Your heart’s desire to stop drinking, to be a better husband and father, is not lost on God. You described that terrible cycle of wanting to do right but finding yourself doing the very thing you hate. That conflict is not proof that you are abandoned; it is proof of the Spirit’s work within you, delighting in God’s law in your inward man even while another law wars against you. The desire to do good is present with you. The problem is finding how to perform it. You cannot change your heart by simply forcing your actions to change. The heart must be yielded to God first, and a changed heart will bring changed actions. True repentance is not just sorrow that leads back to the bottle the next night. It is a work of God so deep that you can say, “I am so sorry I will never do it again,” and mean it. Rend your heart, not just your garments. Ask Him to change the heart, the very source of those desires.
You wonder if you can keep your job, your marriage, your chance to see your children have a good life. It feels like the hope for that future is slipping away. Remember that hope is a combination of desire and expectation. You desire these things. God has given you that right desire. Now He asks you to anchor it in expectation of what He will do. He is the one who began a good work in you, and He will perform it until the day of Jesus Christ. The completion of that work does not rest entirely on your buckling willpower. He is the master craftsman; you are the instrument He is shaping.
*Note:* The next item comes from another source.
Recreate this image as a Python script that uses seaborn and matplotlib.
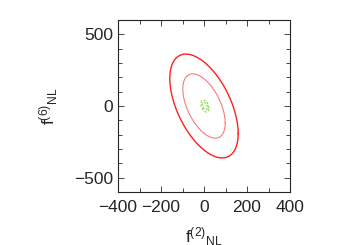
import numpy as np
import pandas as pd
import matplotlib
matplotlib.use('Agg')
import matplotlib.pyplot as plt
import seaborn as sns

# Fisher forecast: 1-sigma widths and correlation of (f2_NL, f6_NL)
forecast_names = ['red', 'green']
center_x = [0, 4]
center_y = [0, 0]
sigma_x = [65, 7.5]
sigma_y = [148, 17]
rho = [-0.53, -0.35]
# delta chi^2 for 68% and 95% contours (2 params)
levels = ['68', '95']
dchi2 = [2.30, 5.99]

t = np.linspace(0, 2 * np.pi, 361)
rows = []
for i, name in enumerate(forecast_names):
    cov = np.array([[sigma_x[i]**2, rho[i] * sigma_x[i] * sigma_y[i]],
                    [rho[i] * sigma_x[i] * sigma_y[i], sigma_y[i]**2]])
    L = np.linalg.cholesky(cov)
    for lev, d in zip(levels, dchi2):
        pts = L @ np.vstack([np.cos(t), np.sin(t)]) * np.sqrt(d)
        for j in range(len(t)):
            rows.append({'x': center_x[i] + pts[0, j], 'y': center_y[i] + pts[1, j],
                         'order': j, 'set': name + lev})
df = pd.DataFrame(rows)

sns.set_style('ticks')
plt.rcParams['font.family'] = ['Liberation Sans', 'DejaVu Sans']
plt.rcParams['mathtext.fontset'] = 'custom'
plt.rcParams['mathtext.rm'] = 'Liberation Sans'
plt.rcParams['mathtext.it'] = 'Liberation Sans'

fig = plt.figure(figsize=(3.5, 2.45), dpi=100)
ax = fig.add_axes([118 / 350, 53 / 245, 172 / 350, 172 / 245])

styles = {
    'red95': dict(color='#ff2020', lw=1.0, ls='-'),
    'red68': dict(color='#f47c7c', lw=0.8, ls='-'),
    'green95': dict(color='#8ee05a', lw=0.9, ls=(0, (2, 1.2))),
    'green68': dict(color='#8ee05a', lw=0.9, ls=(0, (2, 1.2))),
}
for key, st in styles.items():
    sub = df[df['set'] == key]
    sns.lineplot(data=sub, x='x', y='y', sort=False, estimator=None, ax=ax,
                 color=st['color'], linewidth=st['lw'], linestyle=st['ls'])

ax.set_xlim(-400, 400)
ax.set_ylim(-600, 600)
ax.set_xticks([-400, -200, 0, 200, 400])
ax.set_xticks(np.arange(-400, 401, 100), minor=True)
ax.set_yticks([-500, 0, 500])
ax.set_yticks(np.arange(-600, 601, 100), minor=True)
ax.tick_params(which='both', direction='in', top=True, right=True, labelsize=12.5)
ax.tick_params(which='major', length=4, width=0.6)
ax.tick_params(which='minor', length=3, width=0.6)
for s in ax.spines.values():
    s.set_linewidth(0.8)
ax.tick_params(axis='x', pad=6)
ax.set_xlabel(r'f$^{(2)}$$_{\rm NL}$', fontsize=12.5, labelpad=7)
ax.set_ylabel(r'f$^{(6)}$$_{\rm NL}$', fontsize=12.5, labelpad=10)

fig.savefig('out.png', dpi=100)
He prepares the instrument before He uses it. Even this painful season, this upstairs-downstairs separation, is a preparation for the greater work He has for you. Nothing you face is pointless. All things work together for good because God has a purpose in mind for your life.
You took responsibility admirably, blaming no one else. That is the honest ground where God meets us. Your guilt does not disqualify you from His help; it is precisely the reason He came. I am confident that He who began this good work in you will complete it. He does the work, He accomplishes the task, and then He graciously rewards us as if we had done it ourselves. Your part now is not to fix everything tonight, but to believe on the One He has sent. To cease from your own anxiety-driven works and enter His rest. You cannot add one thing to your salvation, and you cannot muscle your way into sanctification. You yield.
So, for your work stress tomorrow, ask God to handle the softness of those hearts, but ask Him first to soften yours, to replace anxiety with a quiet trust. For your wife, you cannot control her drinking or her words, but you can ask God to fill you with a wisdom from above that is peaceable, gentle, and full of mercy, even when your feelings are hurt. The confusion and every evil work come from a place of envying and strife, but gentleness can disarm a room. Your conflict is not against her, and your real help is not a locked door upstairs. Your real help is the Spirit of God enabling you to walk in a way you cannot walk alone.
Do not fear that God has given up on you. The very fact that you are crying out, that the desire to serve Him and love your family is still flickering in the wreckage, is proof that He has not. There is still something to be done, a purpose He has not yet apprehended for your life. The weight of providing for your family is real, but God, not your employer, is your ultimate provider. He will accomplish His purposes. Rest in that finished work tonight, not in a bottle, but in the silent, sober prayer of a heart that says, “Lord, I cannot perform this. You perform Your work in me.”